Capitalize (e.g., Earth and Environment in Italy). But note that the word program is often not a part of the formal name, so Earth and Environment in Italy program.

Registered nurse

Lower case in running text (Jayme is a registered nurse) and no periods in abbreviation, RN, per Chicago Manual of Style

Residence halls

Use residence halls, not dorms or dormitories.

spaces (in sentences)

Use only one space after periods and colons when entering text in sentences; most (if not all) software uses proportional spacing.

state names and abbreviations

In text, use the complete names of states. When used with the name of a city, town, village, or military base, use the state abbreviations listed below from the AP Style Guide; DO NOT USE THE POSTAL CODES. Note that eight states, including Iowa, are not abbreviated. In addresses with zip codes, use the two-letter postal service codes (e.g, IA, MN, WI).

Alabama Ala. AL
Alaska do not abbreviate AK
Arizona Ariz. AZ
Arkansas Ark. AR
California Calif. CA
Colorado Colo. CO
Connecticut Conn. CT
Delaware Del. DE
District of Columbia D.C. DC
Florida Fla. FL
Georgia Ga. GA
Hawaii do not abbreviate HI
Idaho do not abbreviate ID
Illinois Ill. IL
Indiana Ind. IN
Iowa do not abbreviate IA
Kansas Kan. KS
Kentucky Ky. KY
Louisiana La. LA
Maine do not abbreviate ME
Maryland Md. MD
Massachusetts Mass. MA
Michigan Mich. MI
Minnesota Minn. MN
Mississippi Miss. MS
Missouri Mo. MO
Montana Mont. MT
Nebraska Neb. NE
Nevada Nev. NV
New Hampshire N.H. NH
New Jersey N.J. NJ
New Mexico N.M. NM
New York N.Y. NY
North Carolina N.C. NC
North Dakota N.D. ND
Ohio do not abbreviate OH
Oklahoma Okla. OK
Oregon Ore. OR
Pennsylvania Pa. PA
Rhode Island R.I. RI
South Carolina S.C. SC
South Dakota S.D. SD
Tennessee Tenn. TN
Texas do not abbreviate TX
Utah do not abbreviate UT
Vermont Vt. VT
Virginia Va. VA
Washington Wash. WA
West Virginia W.V. WV
Wisconsin Wis. WI
Wyoming Wyo. WY

telephone numbers

Set off area codes and 800 numbers with parentheses. Do not start telephone numbers with a 1.


Don’t capitalize “the” when used in text as part of a name, e.g., “the team defeated the University of Northern Iowa squad,” not “defeated The University of Northern Iowa squad.”
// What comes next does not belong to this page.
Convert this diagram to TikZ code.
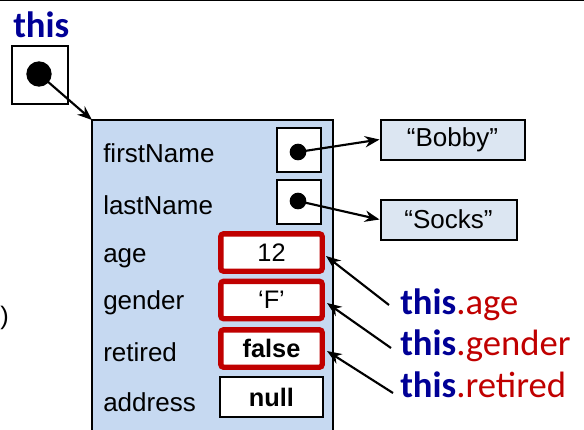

The “-re” spelling is used for Luther's theatre department, theatre major, and Jewel Theatre.


Use this style of format: 7 a.m., unless listing times in a column or table and they need to line up. Then, 7:00 a.m. more easily lines up with times such as 10:30 a.m. (See entry for noon also.)

Ultimate Frisbee

Capitalize both words in the name because Frisbee is a trademark.

U.S./United States

Use “United States” as a noun; “US” may be used as an adjective.

URLs (web addresses)

Use “http://” or “https://” only if a web address does not begin with “www.”

web (for World Wide Web, lowercase)

website (one word, not web site)

work study / work-study

When used as an adjective preceding the noun it modifies, "work-study" is hyphenated. Thus, “a work-study student,” “a work-study program,” “a work-study experience.” In all other cases, the phrase is left open, not hyphenated.

years, range of

In the second element of a range of years, don't repeat the first two digits if they are the same as the first two digits in the first element (e.g., “1900–24,” not “1900–1924”; but “1999–2008”).